There are different information requirements depending on the statement provided as well as the type of registrable beneficial owner. 

The OE must make an annual confirmation that the information on the OE Register is correct once the updating requirements are in force. If the information previously provided is not accurate, it must provide updated information within a 14 day 'window' after that 12 month update period.

Any person may apply to see the OE Register. However, certain information such as the full date of birth (only the month and year will be shown), agent assurance code, residential address and contact details will not be made available for public inspection, nor will certain information regarding trusts which is provided where a trustee is the registrable beneficial owner (however it may be shared with HMRC).

In the absence of a reasonable excuse, it is an offence to fail to comply with an information notice, provide false information in response to such a notice or provide misleading, false or deceptive material to the registrar.

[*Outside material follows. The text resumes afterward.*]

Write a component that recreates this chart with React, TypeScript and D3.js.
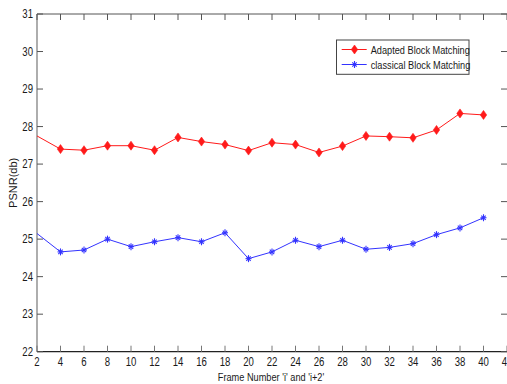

Failure to provide the annual update is also an offence and will also impact on the restriction placed on the title. For most offences under the Act, defaulting officers as well as the OE may be guilty. There are daily fines of £2,500 and breaches can carry a prison sentence up to 5 years.

Required UK regulated agent information

The UK regulated agent's details as follows:

  • their name, correspondence and email address; 
  • supervisory body; 
  • Anti- Money Laundering (AML) number (where applicable); and
  • the name of the person of the person with overall responsibility for verification checks.

The UK regulated agent has to confirm when the checks were completed and provide the agent assurance code.